Development of human 3D organoid model of Alzheimer's disease

Alzheimer’s disease (AD) is the leading cause of dementia, affecting over 50 million people worldwide. Characterized by memory loss, cognitive decline, and the formation of amyloid-β plaques and neurofibrillary tangles, AD presents a significant global health burden. Current AD models, particularly in mice, fail to accurately represent the sporadic form of human AD, limiting the translation of research into effective treatments. Human-induced pluripotent stem cells (hiPSCs) offer a promising alternative for creating in vitro models, but these often lack key features of AD pathology and immune cell interactions.This project aims to develop a 3D organoid model for sporadic AD. We will use nanoparticles as nucleation seeds to facilitate amyloid aggregation from AD patient brain extracts, allowing a more faithful representation of AD pathology.

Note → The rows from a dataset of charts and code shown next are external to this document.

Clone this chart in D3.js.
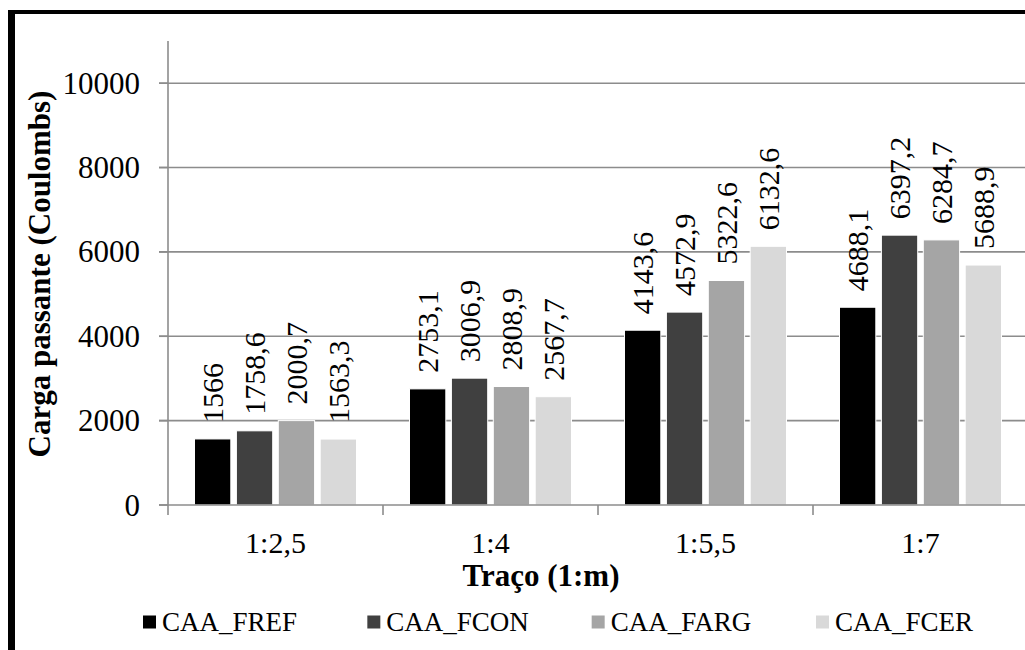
<!DOCTYPE html>
<html>
<head>
<meta charset="utf-8">
<script src="https://cdn.jsdelivr.net/npm/d3@7"></script>
<style>
  html, body { margin: 0; padding: 0; background: #fff; }
  svg { display: block; }
</style>
</head>
<body>
<svg id="chart" width="1025" height="650"></svg>
<script>
const categories = ["1:2,5", "1:4", "1:5,5", "1:7"];
const seriesNames = ["CAA_FREF", "CAA_FCON", "CAA_FARG", "CAA_FCER"];
const CAA_FREF = [1566, 2753.1, 4143.6, 4688.1];
const CAA_FCON = [1758.6, 3006.9, 4572.9, 6397.2];
const CAA_FARG = [2000.7, 2808.9, 5322.6, 6284.7];
const CAA_FCER = [1563.3, 2567.7, 6132.6, 5688.9];
const seriesColors = ["#000000", "#404040", "#a5a5a5", "#d9d9d9"];
const yTicks = [0, 2000, 4000, 6000, 8000, 10000];
const labelText = ["1566", "1758,6", "2000,7", "1563,3", "2753,1", "3006,9", "2808,9", "2567,7",
                   "4143,6", "4572,9", "5322,6", "6132,6", "4688,1", "6397,2", "6284,7", "5688,9"];

const seriesValues = [CAA_FREF, CAA_FCON, CAA_FARG, CAA_FCER];
const svg = d3.select("#chart");

function serif(sel, size, bold) {
  sel.style("font-family", '"Liberation Serif"').attr("font-size", size).attr("fill", "#000");
  if (bold) sel.attr("font-weight", "bold");
  return sel;
}

const plotLeft = 168, plotRight = 1028, plotBottom = 505, plotTop = 41;
const y = d3.scaleLinear().domain([0, 11000]).range([plotBottom, plotTop]);
const x = d3.scaleBand().domain(categories).range([plotLeft, plotRight]).paddingInner(0).paddingOuter(0);
const inner = d3.scaleBand().domain(seriesNames).range([26.5, x.bandwidth() - 26.5]).paddingInner(0.133).paddingOuter(0);

const grid = "#8c8c8c";

svg.append("g").selectAll("line").data(yTicks.filter(d => d > 0)).join("line")
  .attr("x1", plotLeft - 9).attr("x2", plotRight)
  .attr("y1", d => y(d)).attr("y2", d => y(d))
  .attr("stroke", grid).attr("stroke-width", 1.6);

const barData = [];
categories.forEach((c, ci) => {
  seriesNames.forEach((s, si) => {
    barData.push({ c, s, si, v: seriesValues[si][ci], label: labelText[ci * 4 + si] });
  });
});

svg.append("g").selectAll("rect").data(barData).join("rect")
  .attr("x", d => x(d.c) + inner(d.s))
  .attr("width", inner.bandwidth())
  .attr("y", d => y(d.v))
  .attr("height", d => y(0) - y(d.v))
  .attr("fill", d => seriesColors[d.si])
  .attr("stroke", "#fff").attr("stroke-width", 1);

// data labels
serif(svg.append("g").selectAll("text").data(barData).join("text")
  .attr("transform", d => `translate(${x(d.c) + inner(d.s) + inner.bandwidth() / 2},${y(d.v) - 16}) rotate(-90)`)
  .attr("dy", "0.34em")
  .attr("text-anchor", "start"), 30)
  .text(d => d.label);

// y axis labels and ticks
svg.append("g").selectAll("line").data(yTicks).join("line")
  .attr("x1", plotLeft - 9).attr("x2", plotLeft).attr("y1", d => y(d)).attr("y2", d => y(d))
  .attr("stroke", grid).attr("stroke-width", 1.6);
serif(svg.append("g").selectAll("text").data(yTicks).join("text")
  .attr("x", plotLeft - 28).attr("y", d => y(d)).attr("dy", "0.34em").attr("text-anchor", "end"), 31)
  .text(d => d3.format("d")(d));
svg.append("line").attr("x1", plotLeft).attr("x2", plotLeft).attr("y1", plotTop).attr("y2", plotBottom + 10)
  .attr("stroke", grid).attr("stroke-width", 1.6);

// x axis
svg.append("line").attr("x1", plotLeft - 9).attr("x2", plotRight).attr("y1", plotBottom).attr("y2", plotBottom)
  .attr("stroke", grid).attr("stroke-width", 1.6);
const boundaries = categories.map(c => x(c) + x.bandwidth()).slice(0, 3);
svg.append("g").selectAll("line").data(boundaries).join("line")
  .attr("x1", d => d).attr("x2", d => d).attr("y1", plotBottom).attr("y2", plotBottom + 10)
  .attr("stroke", grid).attr("stroke-width", 1.6);
serif(svg.append("g").selectAll("text").data(categories).join("text")
  .attr("x", d => x(d) + x.bandwidth() / 2).attr("y", 553)
  .attr("text-anchor", "middle"), 30).text(d => d);

// axis titles
serif(svg.append("text").attr("x", 541).attr("y", 586).attr("text-anchor", "middle"), 31, true).text("Traço (1:m)");
serif(svg.append("text").attr("transform", "translate(50,274) rotate(-90)").attr("text-anchor", "middle"), 31, true)
  .text("Carga passante (Coulombs)");

// legend
const legendX = d3.scalePoint().domain(seriesNames).range([143, 816]);
const leg = svg.append("g").selectAll("g").data(seriesNames).join("g")
  .attr("transform", d => `translate(${legendX(d)},622)`);
leg.append("rect").attr("x", 0).attr("y", -6.5).attr("width", 13).attr("height", 13)
  .attr("fill", (d, i) => seriesColors[i]);
serif(leg.append("text").attr("x", 19).attr("dy", "0.34em"), 27).text(d => d);

svg.append("line").attr("x1", 11.5).attr("x2", 11.5).attr("y1", 10).attr("y2", 650).attr("stroke", "#000").attr("stroke-width", 7);
svg.append("line").attr("x1", 8).attr("x2", 1025).attr("y1", 12).attr("y2", 12).attr("stroke", "#000").attr("stroke-width", 4);
</script>
</body>
</html>
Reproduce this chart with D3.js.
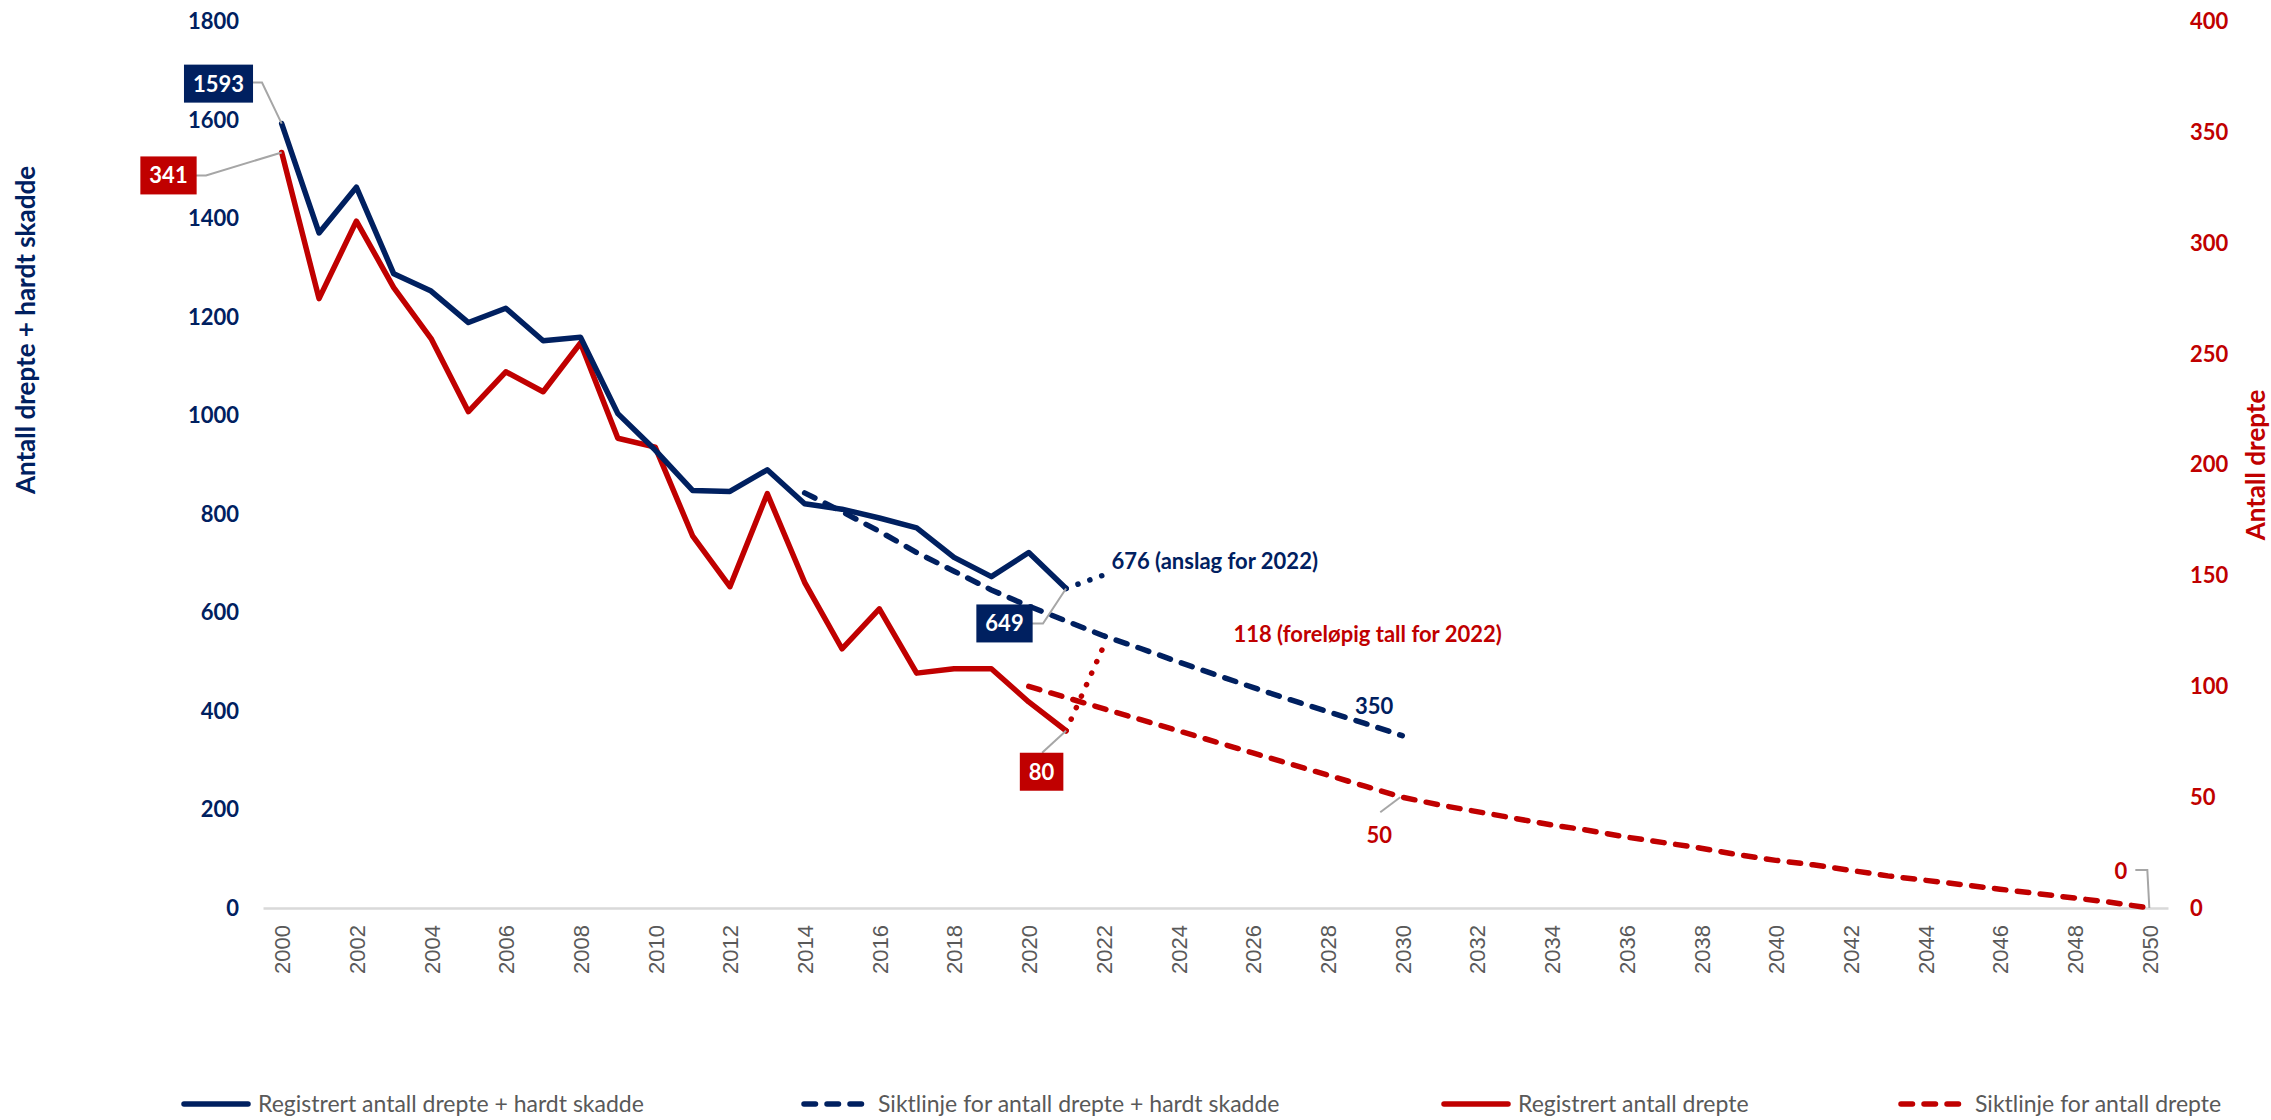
<!DOCTYPE html>
<html>
<head>
<meta charset="utf-8">
<script src="https://cdn.jsdelivr.net/npm/d3@7"></script>
<style>
  body { margin: 0; background: #fff; }
  svg { display: block; font-family: Lato, "Open Sans", sans-serif; }
</style>
</head>
<body>
<svg id="chart" width="2271" height="1120"></svg>
<script>
// categories + ticks
const years = d3.range(2000, 2051);
const tickYears = years.filter((y) => y % 2 === 0);
const leftTicks = [0, 200, 400, 600, 800, 1000, 1200, 1400, 1600, 1800];
const rightTicks = [0, 50, 100, 150, 200, 250, 300, 350, 400];

// killed + seriously injured (left axis)
const ksiYears = d3.range(2000, 2022);
const ksiValues = [1593, 1371, 1464, 1288, 1253, 1189, 1218, 1152, 1159, 1004, 930,
  848, 846, 890, 821, 810, 792, 772, 712, 673, 722, 649];
const ksiEstimateYears = [2021, 2022];
const ksiEstimateValues = [649, 676];
const ksiTargetYears = d3.range(2014, 2031);
const ksiTargetValues = [843, 805, 765, 722, 684, 646, 613, 583, 553, 527, 500,
  474, 448, 423, 399, 375, 350];

// killed (right axis)
const killedYears = d3.range(2000, 2022);
const killedValues = [341, 275, 310, 280, 257, 224, 242, 233, 255, 212, 208,
  168, 145, 187, 147, 117, 135, 106, 108, 108, 93, 80];
const killedPrelimYears = [2021, 2022];
const killedPrelimValues = [80, 118];
const killedTargetYears = d3.range(2020, 2051);
const killedTargetValues = [100, 95, 90, 85, 80, 75, 70, 65, 60, 55, 50,
  46.5, 43.5, 40.5, 37.5, 35, 32, 29.5, 27, 24, 21.5,
  19.5, 17, 14.5, 12.5, 10.5, 8.5, 6.5, 4.5, 2.5, 0];

const legendLabels = [
  "Registrert antall drepte + hardt skadde",
  "Siktlinje for antall drepte + hardt skadde",
  "Registrert antall drepte",
  "Siktlinje for antall drepte",
];

//colours
const navy = "#002060";
const red = "#c00000";
const grey = "#595959";
const leader = "#a6a6a6";

//dash styles
const dashed = "11.5,11.5";
const dotted = "0.1,12.5";
const lw = 5.5;

const svg = d3.select("#chart");

//scales
const x = d3.scalePoint().domain(years).range([263, 2168]).padding(0.5);
const yL = d3.scaleLinear().domain([0, 1800]).range([908, 21.7]);
const yR = d3.scaleLinear().domain([0, 400]).range([908, 21.7]);

//axes
const gx = svg.append("g")
  .attr("transform", "translate(0,908)")
  .call(d3.axisBottom(x).tickValues(tickYears).tickSize(0).tickSizeOuter(0));
gx.select(".domain").attr("stroke", "#d9d9d9").attr("stroke-width", 2.5);
gx.selectAll("text")
  .attr("transform", "rotate(-90)")
  .attr("x", -17)
  .attr("y", 0)
  .attr("dy", "0.36em")
  .attr("text-anchor", "end")
  .style("font-family", "'Liberation Sans', Arial, sans-serif")
  .style("font-size", "22px")
  .attr("fill", grey);

const gl = svg.append("g")
  .attr("transform", "translate(263,0)")
  .call(d3.axisLeft(yL).tickValues(leftTicks).tickFormat(d3.format("d"))
    .tickSize(0).tickPadding(24));
gl.select(".domain").remove();
gl.selectAll("text")
  .style("font-family", "Lato, sans-serif")
  .style("font-size", "22px")
  .style("font-weight", "bold")
  .attr("fill", navy);

const gr = svg.append("g")
  .attr("transform", "translate(2168,0)")
  .call(d3.axisRight(yR).tickValues(rightTicks).tickFormat(d3.format("d"))
    .tickSize(0).tickPadding(22));
gr.select(".domain").remove();
gr.selectAll("text")
  .style("font-family", "Lato, sans-serif")
  .style("font-size", "22px")
  .style("font-weight", "bold")
  .attr("fill", red);

//axis titles
svg.append("text")
  .attr("transform", "translate(35,330) rotate(-90)")
  .attr("text-anchor", "middle")
  .style("font-size", "26px")
  .style("font-weight", "bold")
  .attr("fill", navy)
  .text("Antall drepte + hardt skadde");

svg.append("text")
  .attr("transform", "translate(2265,465) rotate(-90)")
  .attr("text-anchor", "middle")
  .style("font-size", "26px")
  .style("font-weight", "bold")
  .attr("fill", red)
  .text("Antall drepte");

//lines
const drawLine = (xs, vs, scale, color, dash) => {
  const line = d3.line()
    .x((d, i) => x(xs[i]))
    .y((d) => scale(d));
  svg.append("path")
    .datum(vs)
    .attr("d", line)
    .attr("fill", "none")
    .attr("stroke", color)
    .attr("stroke-width", lw)
    .attr("stroke-linejoin", "round")
    .attr("stroke-linecap", "round")
    .attr("stroke-dasharray", dash);
};

drawLine(killedTargetYears, killedTargetValues, yR, red, dashed);
drawLine(ksiTargetYears, ksiTargetValues, yL, navy, dashed);
drawLine(killedPrelimYears, killedPrelimValues, yR, red, dotted);
drawLine(ksiEstimateYears, ksiEstimateValues, yL, navy, dotted);
drawLine(killedYears, killedValues, yR, red, null);
drawLine(ksiYears, ksiValues, yL, navy, null);

//data labels
const leaderLine = (pts) => {
  svg.append("path")
    .attr("d", d3.line()(pts))
    .attr("fill", "none")
    .attr("stroke", leader)
    .attr("stroke-width", 2);
};

const boxLabel = (cx, cy, value, color) => {
  const g = svg.append("g");
  const rect = g.append("rect").attr("fill", color);
  const t = g.append("text")
    .attr("x", cx)
    .attr("y", cy)
    .attr("dy", "0.36em")
    .attr("text-anchor", "middle")
    .style("font-size", "22px")
    .style("font-weight", "bold")
    .attr("fill", "#fff")
    .text(value);
  const w = t.node().getComputedTextLength() + 18;
  rect.attr("x", cx - w / 2).attr("y", cy - 19).attr("width", w).attr("height", 38);
  return w;
};

const plainLabel = (px, py, txt, color, anchor) => {
  svg.append("text")
    .attr("x", px)
    .attr("y", py)
    .attr("dy", "0.36em")
    .attr("text-anchor", anchor)
    .style("font-size", "22px")
    .style("font-weight", "bold")
    .attr("fill", color)
    .text(txt);
};

// 1593 (2000)
let px = x(2000), py = yL(ksiValues[0]);
leaderLine([[251, py - 41], [262, py - 41], [px, py]]);
boxLabel(218.5, py - 40, ksiValues[0], navy);

// 341 (2000)
py = yR(killedValues[0]);
leaderLine([[195, py + 23], [206, py + 23], [px, py]]);
boxLabel(168.5, py + 23, killedValues[0], red);

// 649 (2021)
px = x(2021); py = yL(ksiValues[21]);
leaderLine([[1031, py + 35], [1043, py + 35], [px, py]]);
boxLabel(1004.5, py + 35, ksiValues[21], navy);

// 80 (2021)
py = yR(killedValues[21]);
leaderLine([[px - 24, py + 22], [px, py]]);
boxLabel(px - 24.5, py + 41, killedValues[21], red);

// 676 (2022 estimate)
px = x(2022); py = yL(ksiEstimateValues[1]);
plainLabel(px + 8, py - 14, ksiEstimateValues[1] + " (anslag for 2022)", navy, "start");

// 118 (2022 preliminary)
py = yR(killedPrelimValues[1]);
plainLabel(px + 130, py - 12, killedPrelimValues[1] + " (foreløpig tall for 2022)", red, "start");

// 350 (2030)
px = x(2030); py = yL(ksiTargetValues[16]);
plainLabel(px - 9, py - 30, ksiTargetValues[16], navy, "end");

// 50 (2030)
py = yR(killedTargetValues[10]);
leaderLine([[px - 22, py + 15], [px - 2, py]]);
plainLabel(px - 23, py + 38, killedTargetValues[10], red, "middle");

// 0 (2050)
px = x(2050); py = yR(killedTargetValues[30]);
leaderLine([[px - 14, py - 38], [px - 2, py - 38], [px, py]]);
plainLabel(px - 22, py - 37, killedTargetValues[30], red, "end");

//legend
const legendX = [181, 801, 1441, 1898];
const legendColors = [navy, navy, red, red];
const legendDash = [null, dashed, null, dashed];
const legendY = 1104;

for (let i = 0; i < legendLabels.length; i++) {
  svg.append("line")
    .attr("x1", legendX[i] + 3)
    .attr("x2", legendX[i] + 67)
    .attr("y1", legendY)
    .attr("y2", legendY)
    .attr("stroke", legendColors[i])
    .attr("stroke-width", lw)
    .attr("stroke-linecap", "round")
    .attr("stroke-dasharray", legendDash[i]);

  svg.append("text")
    .attr("x", legendX[i] + 77)
    .attr("y", legendY)
    .attr("dy", "0.34em")
    .style("font-size", "23px")
    .attr("fill", grey)
    .text(legendLabels[i]);
}
</script>
</body>
</html>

By incorporating microglia into the model, we aim recapitulate human-specific microglial states in AD. By analyzing organoids with and without microglia, we will be able to investigate whether and how microglia contribute to initiation and progression of AD-related pathology, thus providing insights into this so far unanswered question in the field. We will compare all obtained readouts to idiopathic normal pressure hydrocephalus patient brain biopsies, that contain early AD-related pathology, thus verifying that our model is able to recapitulate features of human AD brain. This innovative approach will address the limitations of current models by integrating both neuronal and immune components, offering a more comprehensive platform for studying AD and testing potential therapies. Overall, the project has the potential to advance our understanding of AD mechanisms and contribute to the development of more effective treatments.